El esmero que la comparsa no pone en preparar coreografías o en articular movimientos está al servicio de la producción. Hay rumores de que algunos trajes están conformados por plumas de animales africanos traídas directamente del continente negro y que hay trajes usados en la temporada anterior de los carnavales de Río de Janeiro.
Pero Eugenio y Benjamín se pelearon y el mayor de los hermanos decidió abrirse y conformar una murga, la nuestra: Los guardianes del rey ñomo. Por eso, ahora, Eugenio encabeza la murga llevando el estandarte.

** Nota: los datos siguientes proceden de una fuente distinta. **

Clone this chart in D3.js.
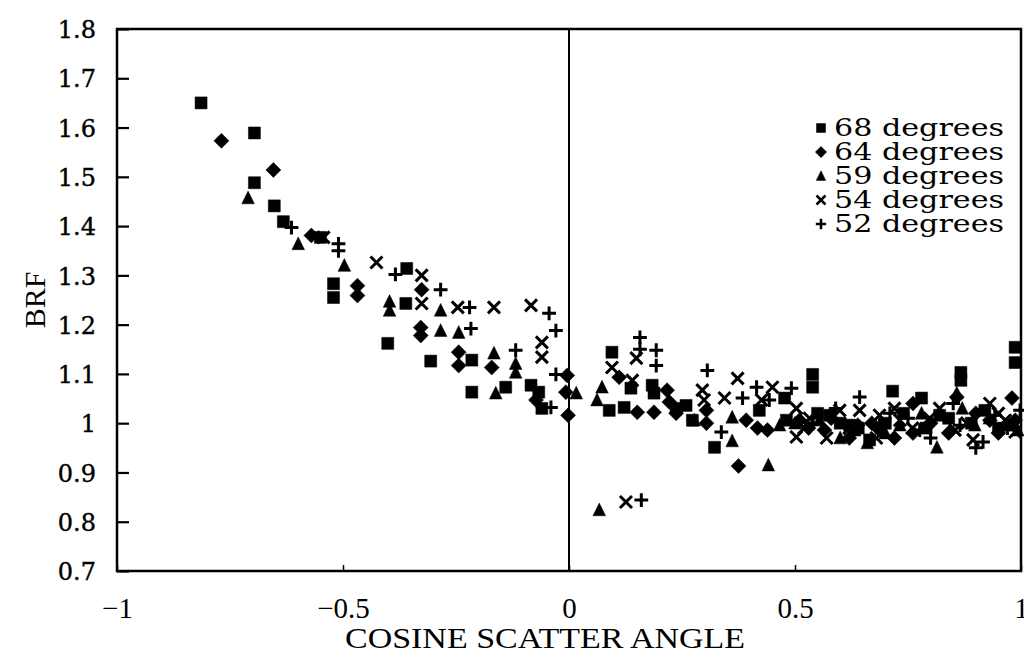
<!DOCTYPE html>
<html>
<head>
<meta charset="utf-8">
<script src="https://cdn.jsdelivr.net/npm/d3@7"></script>
<style>
  html, body { margin: 0; padding: 0; background: #fff; }
  svg { display: block; }
</style>
</head>
<body>
<svg id="chart" width="1024" height="654"></svg>
<script>
// BRF versus cosine of scatter angle, one series per solar zenith angle.
const seriesNames = ["68 degrees", "64 degrees", "59 degrees", "54 degrees", "52 degrees"];
const seriesShapes = ["square", "diamond", "triangle", "cross", "plus"];

const xTicks = [-1, -0.5, 0, 0.5, 1];
const xTickLabels = ["\u22121", "\u22120.5", "0", "0.5", "1"];
const yTicks = [0.7, 0.8, 0.9, 1.0, 1.1, 1.2, 1.3, 1.4, 1.5, 1.6, 1.7, 1.8];
const yTickLabels = ["0.7", "0.8", "0.9", "1", "1.1", "1.2", "1.3", "1.4", "1.5", "1.6", "1.7", "1.8"];

// [cosine scatter angle, BRF]
const deg68 = [
  [-0.814, 1.650], [-0.696, 1.589], [-0.696, 1.488], [-0.652, 1.441], [-0.632, 1.409],
  [-0.550, 1.377], [-0.521, 1.283], [-0.521, 1.255], [-0.359, 1.314], [-0.361, 1.243],
  [-0.401, 1.162], [-0.306, 1.126], [-0.215, 1.128], [-0.215, 1.063], [-0.140, 1.073],
  [-0.084, 1.077], [-0.067, 1.063], [-0.060, 1.030], [0.095, 1.144], [0.089, 1.026],
  [0.122, 1.032], [0.137, 1.071], [0.184, 1.077], [0.188, 1.061], [0.237, 1.030],
  [0.259, 1.036], [0.273, 1.006], [0.322, 0.951], [0.477, 1.051], [0.481, 1.006],
  [0.539, 1.099], [0.539, 1.073], [0.576, 1.016], [0.621, 0.996], [0.716, 1.065],
  [0.780, 1.051], [0.820, 1.016], [0.867, 1.103], [0.867, 1.087], [0.920, 1.026],
  [0.987, 1.154], [0.987, 1.123], [0.976, 0.996], [0.665, 0.966], [0.421, 1.026],
  [0.550, 1.020], [0.600, 1.000], [0.640, 0.990], [0.700, 1.000], [0.740, 1.020],
  [0.790, 0.990], [0.840, 1.010], [0.890, 1.000], [0.950, 0.990]
];
const deg64 = [
  [-0.769, 1.573], [-0.654, 1.514], [-0.570, 1.381], [-0.468, 1.279], [-0.468, 1.259],
  [-0.326, 1.271], [-0.328, 1.194], [-0.328, 1.178], [-0.244, 1.144], [-0.244, 1.117],
  [-0.171, 1.113], [-0.073, 1.047], [-0.004, 1.097], [-0.007, 1.063], [-0.002, 1.016],
  [0.111, 1.093], [0.151, 1.022], [0.188, 1.022], [0.217, 1.067], [0.222, 1.043],
  [0.237, 1.020], [0.304, 1.026], [0.304, 1.000], [0.375, 0.913], [0.392, 1.006],
  [0.417, 0.990], [0.439, 0.986], [0.510, 1.006], [0.565, 0.986], [0.639, 0.996],
  [0.687, 0.986], [0.761, 1.040], [0.761, 0.980], [0.858, 1.053], [0.931, 1.006],
  [0.980, 1.051], [0.987, 1.006],
  [0.530, 0.990], [0.580, 1.010], [0.620, 0.970], [0.670, 1.000], [0.720, 0.970],
  [0.800, 1.000], [0.840, 0.980], [0.900, 1.020], [0.950, 0.980]
];
const deg59 = [
  [-0.710, 1.457], [-0.599, 1.364], [-0.497, 1.320], [-0.397, 1.247], [-0.397, 1.229],
  [-0.284, 1.229], [-0.284, 1.188], [-0.244, 1.184], [-0.166, 1.142], [-0.118, 1.121],
  [-0.118, 1.103], [-0.162, 1.061], [0.016, 1.061], [0.073, 1.073], [0.062, 1.047],
  [0.067, 0.824], [0.277, 1.006], [0.361, 0.964], [0.441, 0.915], [0.361, 1.012],
  [0.466, 0.996], [0.554, 1.006], [0.632, 0.986], [0.732, 0.996], [0.814, 0.951],
  [0.858, 1.061], [0.898, 0.996], [0.993, 0.986],
  [0.500, 1.000], [0.600, 0.970], [0.660, 0.960], [0.700, 0.980], [0.780, 1.020],
  [0.870, 1.030], [0.930, 1.010]
];
const deg54 = [
  [-0.543, 1.377], [-0.426, 1.326], [-0.326, 1.300], [-0.326, 1.243], [-0.246, 1.235],
  [-0.166, 1.235], [-0.084, 1.239], [-0.060, 1.164], [-0.060, 1.134], [0.095, 1.113],
  [0.149, 1.132], [0.140, 1.087], [0.126, 0.840], [0.295, 1.067], [0.299, 1.047],
  [0.373, 1.091], [0.344, 1.051], [0.450, 1.073], [0.426, 1.047], [0.503, 1.030],
  [0.503, 0.972], [0.532, 1.010], [0.599, 1.026], [0.643, 1.026], [0.687, 1.016],
  [0.732, 1.006], [0.798, 1.010], [0.854, 0.986], [0.894, 0.966], [0.931, 1.040],
  [0.965, 1.006], [0.987, 0.982],
  [0.520, 0.990], [0.570, 0.970], [0.620, 0.990], [0.680, 0.970], [0.720, 1.030],
  [0.760, 0.990], [0.820, 1.030], [0.880, 1.000], [0.950, 1.020]
];
const deg52 = [
  [-0.614, 1.397], [-0.510, 1.364], [-0.510, 1.350], [-0.384, 1.302], [-0.284, 1.271],
  [-0.220, 1.235], [-0.044, 1.223], [-0.029, 1.188], [-0.217, 1.192], [-0.118, 1.148],
  [-0.029, 1.099], [-0.040, 1.032], [0.157, 1.174], [0.157, 1.150], [0.193, 1.148],
  [0.193, 1.117], [0.160, 0.844], [0.306, 1.107], [0.337, 0.982], [0.384, 1.051],
  [0.415, 1.073], [0.492, 1.071], [0.443, 1.047], [0.643, 1.053], [0.687, 0.996],
  [0.776, 0.986], [0.865, 0.996], [0.916, 0.962], [0.942, 1.016], [0.998, 1.026],
  [0.540, 1.000], [0.590, 1.030], [0.710, 1.020], [0.750, 1.010], [0.800, 0.970],
  [0.850, 1.040], [0.900, 0.950], [0.970, 0.990]
];
const seriesData = [deg68, deg64, deg59, deg54, deg52];

const svg = d3.select("#chart");
const plot = { left: 117, right: 1021, top: 29, bottom: 571 };

const x = d3.scaleLinear().domain([-1, 1]).range([plot.left, plot.right]);
const y = d3.scaleLinear().domain([0.7, 1.8]).range([plot.bottom, plot.top]);

const ink = "#000";
const serif = "'Liberation Serif', 'DejaVu Serif', serif";

// Marker path generators, centred on the origin; r is the half-width.
function markerPath(shape, r) {
  const p = d3.path();
  if (shape === "square") {
    p.rect(-r, -r, 2 * r, 2 * r);
  } else if (shape === "diamond") {
    const d = r * 1.25;
    p.moveTo(0, -d); p.lineTo(d, 0); p.lineTo(0, d); p.lineTo(-d, 0); p.closePath();
  } else if (shape === "triangle") {
    const h = r * 1.15;
    p.moveTo(0, -h); p.lineTo(r * 1.05, h * 0.85); p.lineTo(-r * 1.05, h * 0.85); p.closePath();
  } else if (shape === "cross") {
    p.moveTo(-r, -r); p.lineTo(r, r); p.moveTo(r, -r); p.lineTo(-r, r);
  } else {
    const q = r * 1.15;
    p.moveTo(-q, 0); p.lineTo(q, 0); p.moveTo(0, -q); p.lineTo(0, q);
  }
  return p.toString();
}
const isStroked = s => s === "cross" || s === "plus";

// Frame
svg.append("rect")
  .attr("x", plot.left).attr("y", plot.top)
  .attr("width", plot.right - plot.left).attr("height", plot.bottom - plot.top)
  .attr("fill", "none").attr("stroke", ink).attr("stroke-width", 2.5);

// Y axis: inward ticks on the left edge
const yAxis = d3.axisRight(y).tickValues(yTicks).tickSize(12)
  .tickFormat((d, i) => yTickLabels[i]);
const yAxisG = svg.append("g").attr("transform", `translate(${plot.left},0)`).call(yAxis);
yAxisG.select(".domain").remove();
yAxisG.selectAll(".tick line").attr("stroke", ink).attr("stroke-width", 2.2);
yAxisG.selectAll(".tick text")
  .attr("x", -21).attr("text-anchor", "end").attr("dy", "0.36em")
  .attr("fill", ink).attr("stroke", ink).attr("stroke-width", 0.4)
  .style("font-family", "'DejaVu Serif', serif").style("font-size", "24px");

// X axis: short inward ticks on the bottom edge
const xAxis = d3.axisTop(x).tickValues(xTicks).tickSize(6)
  .tickFormat((d, i) => xTickLabels[i]);
const xAxisG = svg.append("g").attr("transform", `translate(0,${plot.bottom})`).call(xAxis);
xAxisG.select(".domain").remove();
xAxisG.selectAll(".tick line").attr("stroke", ink).attr("stroke-width", 1.5);
xAxisG.selectAll(".tick text")
  .attr("y", 47).attr("dy", 0)
  .attr("fill", ink)
  .style("font-family", serif).style("font-size", "29px");

// Vertical reference line at zero
svg.append("line")
  .attr("x1", x(0)).attr("x2", x(0))
  .attr("y1", plot.top).attr("y2", plot.bottom)
  .attr("stroke", ink).attr("stroke-width", 2);

// Axis titles
svg.append("text")
  .attr("x", 545).attr("y", 648)
  .attr("text-anchor", "middle")
  .attr("textLength", 400).attr("lengthAdjust", "spacingAndGlyphs")
  .attr("fill", ink)
  .style("font-family", serif).style("font-size", "29px")
  .text("COSINE SCATTER ANGLE");

svg.append("text")
  .attr("transform", "translate(45,300) rotate(-90)")
  .attr("text-anchor", "middle")
  .attr("fill", ink)
  .style("font-family", serif).style("font-size", "30px")
  .text("BRF");

// Points
seriesData.forEach((pts, i) => {
  const shape = seriesShapes[i];
  svg.append("g").attr("class", "series-" + i)
    .selectAll("path")
    .data(pts)
    .join("path")
    .attr("transform", d => `translate(${x(d[0])},${y(d[1])})`)
    .attr("d", markerPath(shape, 6))
    .attr("fill", isStroked(shape) ? "none" : ink)
    .attr("stroke", ink)
    .attr("stroke-width", isStroked(shape) ? 3 : 0.5);
});

// Legend
const legend = svg.append("g").attr("transform", "translate(821,128)");
seriesNames.forEach((name, i) => {
  const row = legend.append("g").attr("transform", `translate(0,${i * 24})`);
  const shape = seriesShapes[i];
  row.append("path")
    .attr("d", markerPath(shape, 4.5))
    .attr("fill", isStroked(shape) ? "none" : ink)
    .attr("stroke", ink)
    .attr("stroke-width", isStroked(shape) ? 2.5 : 0.5);
  row.append("text")
    .attr("x", 13).attr("dy", "0.33em")
    .attr("textLength", 170).attr("lengthAdjust", "spacingAndGlyphs")
    .attr("fill", ink)
    .style("font-family", "'DejaVu Serif', serif").style("font-size", "24px")
    .text(name);
});
</script>
</body>
</html>
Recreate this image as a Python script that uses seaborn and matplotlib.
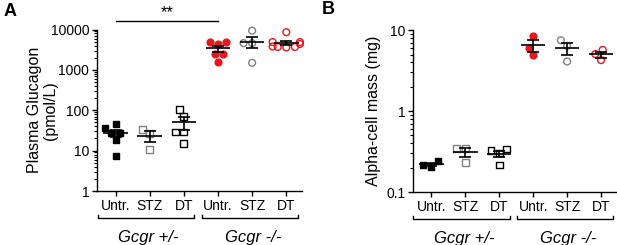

La comparsa Unidos por una emoción es nuestra rival directa aunque compitamos en distintas categorías. Hay quienes dicen que el conflicto de los hermanos ha sido por una pollera; Eugenio habría estado con la novia de Benjamín. Otros sostienen que en realidad Benjamín lo estafó con la ganancia de la comparsa y que, en todo caso, aquello fue consecuencia de esto.
Nadie sabe a ciencia cierta lo que pasó. Cada uno toma la versión que, por algún motivo, más le gusta. Si hay algo certero en todo esto es que los hermanos han hecho que los carnavales mercedinos sean la fiesta de todos. Ahora, gracias a la pelea de los hermanos, los negros que cada febrero peregrinaban en masa desde los márgenes de Mercedes a la plaza principal para adueñarse de los corsos, permitieron que los chetos, esa gente bien que una vez al año, cuando sentía el suelo vibrar por el malón de la inminente invasión, escapaba de sus chalets céntricos hacia las quintas del Acceso Sur, se sumaran a la fiesta.